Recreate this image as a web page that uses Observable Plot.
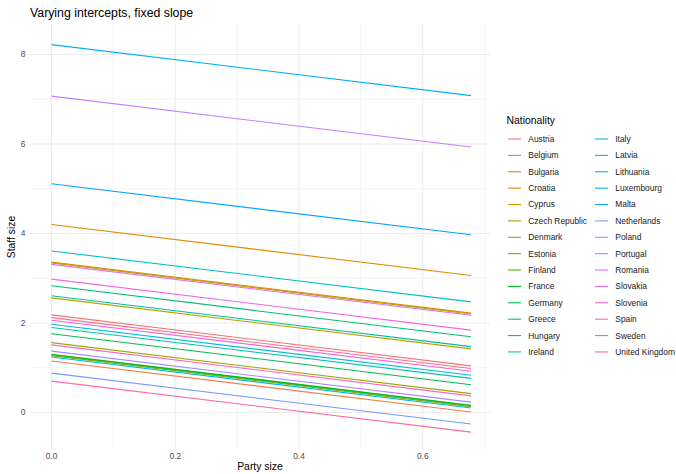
<!DOCTYPE html>
<html>
<head>
<meta charset="utf-8">
<script src="https://cdn.jsdelivr.net/npm/d3@7"></script>
<script src="https://cdn.jsdelivr.net/npm/@observablehq/plot@0.6"></script>
<style>
  body { margin: 0; background: #fff; }
  #wrap { position: relative; width: 676px; height: 474px; font-family: "Liberation Sans", Arial, sans-serif; overflow: hidden; }
  #wrap > * { position: absolute; }
  .title { left: 30px; top: 7px; font-size: 12.3px; line-height: 1; color: #000; white-space: nowrap; }
  .xtitle { left: 0; width: 520px; text-align: center; top: 462px; font-size: 10.4px; line-height: 1; color: #000; }
  .ytitle { left: 12px; top: 237px; font-size: 10.4px; line-height: 1; color: #000; transform: translate(-50%, -50%) rotate(-90deg); white-space: nowrap; }
</style>
</head>
<body>
<div id="wrap"></div>
<script>
// ---- data ----
const countries = ["Austria","Belgium","Bulgaria","Croatia","Cyprus","Czech Republic","Denmark","Estonia","Finland","France","Germany","Greece","Hungary","Ireland","Italy","Latvia","Lithuania","Luxembourg","Malta","Netherlands","Poland","Portugal","Romania","Slovakia","Slovenia","Spain","Sweden","United Kingdom"];
const intercepts = [2.18, 1.15, 4.20, 3.36, 3.34, 2.56, 1.56, 1.27, 1.29, 1.30, 1.76, 2.83, 2.61, 1.90, 3.61, 1.97, 1.24, 8.22, 5.11, 0.88, 1.37, 7.07, 3.31, 2.98, 2.06, 1.51, 0.70, 2.12];
const slope = -1.68;          // fixed slope
const partyMin = 0, partyMax = 0.678;  // range of party size
const xTicks = [0, 0.2, 0.4, 0.6];
const xMinor = [0.1, 0.3, 0.5, 0.7];
const yTicks = [0, 2, 4, 6, 8];
const yMinor = [1, 3, 5, 7];

// ggplot2 hue palette (polar LUV, c=100, l=65)
function hclHex(h, c, l) {
  const hr = h * Math.PI / 180, U = c * Math.cos(hr), V = c * Math.sin(hr);
  const Xn = 95.047, Yn = 100, Zn = 108.883;
  const den = Xn + 15 * Yn + 3 * Zn, un = 4 * Xn / den, vn = 9 * Yn / den;
  const Y = Yn * (l > 7.999592 ? Math.pow((l + 16) / 116, 3) : l / 903.3);
  const u = U / (13 * l) + un, v = V / (13 * l) + vn;
  const X = 9 * Y * u / (4 * v), Z = -X / 3 - 5 * Y + 3 * Y / v;
  const x = X / 100, y = Y / 100, z = Z / 100;
  const lin = [3.240479 * x - 1.537150 * y - 0.498535 * z,
              -0.969256 * x + 1.875992 * y + 0.041556 * z,
               0.055648 * x - 0.204043 * y + 1.057311 * z];
  return "#" + lin.map(t => {
    let g = t <= 0.0031308 ? 12.92 * t : 1.055 * Math.pow(t, 1 / 2.4) - 0.055;
    g = Math.max(0, Math.min(1, g));
    return Math.round(g * 255).toString(16).padStart(2, "0");
  }).join("");
}
const n = countries.length;
const colors = countries.map((_, i) => hclHex(15 + i * 360 / n, 100, 65));

const rows = countries.map((c, i) => ({country: c, a: intercepts[i]}));

const plot = Plot.plot({
  width: 676, height: 474,
  marginLeft: 30, marginRight: 186, marginTop: 24, marginBottom: 24,
  style: {fontFamily: '"Liberation Sans", Arial, sans-serif', color: "#4D4D4D", background: "transparent"},
  x: {domain: [-0.0339, 0.7095]},
  y: {domain: [-0.850, 8.670]},
  color: {domain: countries, range: colors},
  marks: [
    Plot.gridX(xMinor, {stroke: "#EBEBEB", strokeOpacity: 1, strokeWidth: 0.55}),
    Plot.gridY(yMinor, {stroke: "#EBEBEB", strokeOpacity: 1, strokeWidth: 0.55}),
    Plot.gridX(xTicks, {stroke: "#EBEBEB", strokeOpacity: 1, strokeWidth: 1.1}),
    Plot.gridY(yTicks, {stroke: "#EBEBEB", strokeOpacity: 1, strokeWidth: 1.1}),
    Plot.link(rows, {
      x1: () => partyMin, x2: () => partyMax,
      y1: d => d.a, y2: d => d.a + slope * (partyMax - partyMin),
      stroke: "country", strokeWidth: 1.1
    }),
    Plot.axisX(xTicks, {tickSize: 0, tickPadding: 3, fontSize: 8.4, tickFormat: d => d.toFixed(1), label: null}),
    Plot.axisY(yTicks, {tickSize: 0, tickPadding: 5, fontSize: 8.4, tickFormat: d => String(d), label: null})
  ]
});

const wrap = document.getElementById("wrap");
plot.style.left = "0px"; plot.style.top = "0px";
wrap.appendChild(plot);

const t = document.createElement("div"); t.className = "title"; t.textContent = "Varying intercepts, fixed slope"; wrap.appendChild(t);
const xt = document.createElement("div"); xt.className = "xtitle"; xt.textContent = "Party size"; wrap.appendChild(xt);
const yt = document.createElement("div"); yt.className = "ytitle"; yt.textContent = "Staff size"; wrap.appendChild(yt);

// legend
const leg = d3.select(wrap).append("svg")
  .attr("width", 676).attr("height", 474)
  .style("left", "0px").style("top", "0px")
  .style("font-family", '"Liberation Sans", Arial, sans-serif');
leg.append("text").attr("x", 506.5).attr("y", 120.7).attr("dy", "0.35em")
  .attr("font-size", 10.4).attr("fill", "#000").text("Nationality");
const perCol = 14;
countries.forEach((c, i) => {
  const col = Math.floor(i / perCol), row = i % perCol;
  const y = 139 + row * 16.38;
  const x0 = 508 + col * 87;
  leg.append("line").attr("x1", x0).attr("x2", x0 + 13).attr("y1", y).attr("y2", y)
    .attr("stroke", colors[i]).attr("stroke-width", 1.1);
  leg.append("text").attr("x", x0 + 20.3).attr("y", y).attr("dy", "0.35em")
    .attr("font-size", 8.4).attr("fill", "#1a1a1a").text(c);
});
</script>
</body>
</html>
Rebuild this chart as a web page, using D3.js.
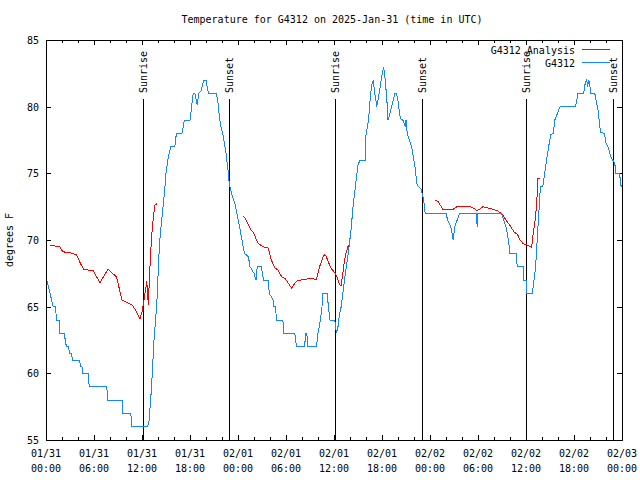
#####
# Task requirements:
Transcribe the entries above verbatim, omitting their pictures.

# Reply:
Recreate this image as a web page that uses Observable Plot.
<!DOCTYPE html>
<html>
<head>
<meta charset="utf-8">
<script src="https://cdn.jsdelivr.net/npm/d3@7"></script>
<script src="https://cdn.jsdelivr.net/npm/@observablehq/plot@0.6"></script>
<style>
  body { margin: 0; background: #fff; }
  #wrap { position: relative; width: 676px; height: 474px; font-family: "Liberation Sans", Arial, sans-serif; overflow: hidden; }
  #wrap > * { position: absolute; }
  .title { left: 30px; top: 7px; font-size: 12.3px; line-height: 1; color: #000; white-space: nowrap; }
  .xtitle { left: 0; width: 520px; text-align: center; top: 462px; font-size: 10.4px; line-height: 1; color: #000; }
  .ytitle { left: 12px; top: 237px; font-size: 10.4px; line-height: 1; color: #000; transform: translate(-50%, -50%) rotate(-90deg); white-space: nowrap; }
</style>
</head>
<body>
<div id="wrap"></div>
<script>
// ---- data ----
const countries = ["Austria","Belgium","Bulgaria","Croatia","Cyprus","Czech Republic","Denmark","Estonia","Finland","France","Germany","Greece","Hungary","Ireland","Italy","Latvia","Lithuania","Luxembourg","Malta","Netherlands","Poland","Portugal","Romania","Slovakia","Slovenia","Spain","Sweden","United Kingdom"];
const intercepts = [2.18, 1.15, 4.20, 3.36, 3.34, 2.56, 1.56, 1.27, 1.29, 1.30, 1.76, 2.83, 2.61, 1.90, 3.61, 1.97, 1.24, 8.22, 5.11, 0.88, 1.37, 7.07, 3.31, 2.98, 2.06, 1.51, 0.70, 2.12];
const slope = -1.68;          // fixed slope
const partyMin = 0, partyMax = 0.678;  // range of party size
const xTicks = [0, 0.2, 0.4, 0.6];
const xMinor = [0.1, 0.3, 0.5, 0.7];
const yTicks = [0, 2, 4, 6, 8];
const yMinor = [1, 3, 5, 7];

// ggplot2 hue palette (polar LUV, c=100, l=65)
function hclHex(h, c, l) {
  const hr = h * Math.PI / 180, U = c * Math.cos(hr), V = c * Math.sin(hr);
  const Xn = 95.047, Yn = 100, Zn = 108.883;
  const den = Xn + 15 * Yn + 3 * Zn, un = 4 * Xn / den, vn = 9 * Yn / den;
  const Y = Yn * (l > 7.999592 ? Math.pow((l + 16) / 116, 3) : l / 903.3);
  const u = U / (13 * l) + un, v = V / (13 * l) + vn;
  const X = 9 * Y * u / (4 * v), Z = -X / 3 - 5 * Y + 3 * Y / v;
  const x = X / 100, y = Y / 100, z = Z / 100;
  const lin = [3.240479 * x - 1.537150 * y - 0.498535 * z,
              -0.969256 * x + 1.875992 * y + 0.041556 * z,
               0.055648 * x - 0.204043 * y + 1.057311 * z];
  return "#" + lin.map(t => {
    let g = t <= 0.0031308 ? 12.92 * t : 1.055 * Math.pow(t, 1 / 2.4) - 0.055;
    g = Math.max(0, Math.min(1, g));
    return Math.round(g * 255).toString(16).padStart(2, "0");
  }).join("");
}
const n = countries.length;
const colors = countries.map((_, i) => hclHex(15 + i * 360 / n, 100, 65));

const rows = countries.map((c, i) => ({country: c, a: intercepts[i]}));

const plot = Plot.plot({
  width: 676, height: 474,
  marginLeft: 30, marginRight: 186, marginTop: 24, marginBottom: 24,
  style: {fontFamily: '"Liberation Sans", Arial, sans-serif', color: "#4D4D4D", background: "transparent"},
  x: {domain: [-0.0339, 0.7095]},
  y: {domain: [-0.850, 8.670]},
  color: {domain: countries, range: colors},
  marks: [
    Plot.gridX(xMinor, {stroke: "#EBEBEB", strokeOpacity: 1, strokeWidth: 0.55}),
    Plot.gridY(yMinor, {stroke: "#EBEBEB", strokeOpacity: 1, strokeWidth: 0.55}),
    Plot.gridX(xTicks, {stroke: "#EBEBEB", strokeOpacity: 1, strokeWidth: 1.1}),
    Plot.gridY(yTicks, {stroke: "#EBEBEB", strokeOpacity: 1, strokeWidth: 1.1}),
    Plot.link(rows, {
      x1: () => partyMin, x2: () => partyMax,
      y1: d => d.a, y2: d => d.a + slope * (partyMax - partyMin),
      stroke: "country", strokeWidth: 1.1
    }),
    Plot.axisX(xTicks, {tickSize: 0, tickPadding: 3, fontSize: 8.4, tickFormat: d => d.toFixed(1), label: null}),
    Plot.axisY(yTicks, {tickSize: 0, tickPadding: 5, fontSize: 8.4, tickFormat: d => String(d), label: null})
  ]
});

const wrap = document.getElementById("wrap");
plot.style.left = "0px"; plot.style.top = "0px";
wrap.appendChild(plot);

const t = document.createElement("div"); t.className = "title"; t.textContent = "Varying intercepts, fixed slope"; wrap.appendChild(t);
const xt = document.createElement("div"); xt.className = "xtitle"; xt.textContent = "Party size"; wrap.appendChild(xt);
const yt = document.createElement("div"); yt.className = "ytitle"; yt.textContent = "Staff size"; wrap.appendChild(yt);

// legend
const leg = d3.select(wrap).append("svg")
  .attr("width", 676).attr("height", 474)
  .style("left", "0px").style("top", "0px")
  .style("font-family", '"Liberation Sans", Arial, sans-serif');
leg.append("text").attr("x", 506.5).attr("y", 120.7).attr("dy", "0.35em")
  .attr("font-size", 10.4).attr("fill", "#000").text("Nationality");
const perCol = 14;
countries.forEach((c, i) => {
  const col = Math.floor(i / perCol), row = i % perCol;
  const y = 139 + row * 16.38;
  const x0 = 508 + col * 87;
  leg.append("line").attr("x1", x0).attr("x2", x0 + 13).attr("y1", y).attr("y2", y)
    .attr("stroke", colors[i]).attr("stroke-width", 1.1);
  leg.append("text").attr("x", x0 + 20.3).attr("y", y).attr("dy", "0.35em")
    .attr("font-size", 8.4).attr("fill", "#1a1a1a").text(c);
});
</script>
</body>
</html>
Rebuild this chart as a web page, using D3.js.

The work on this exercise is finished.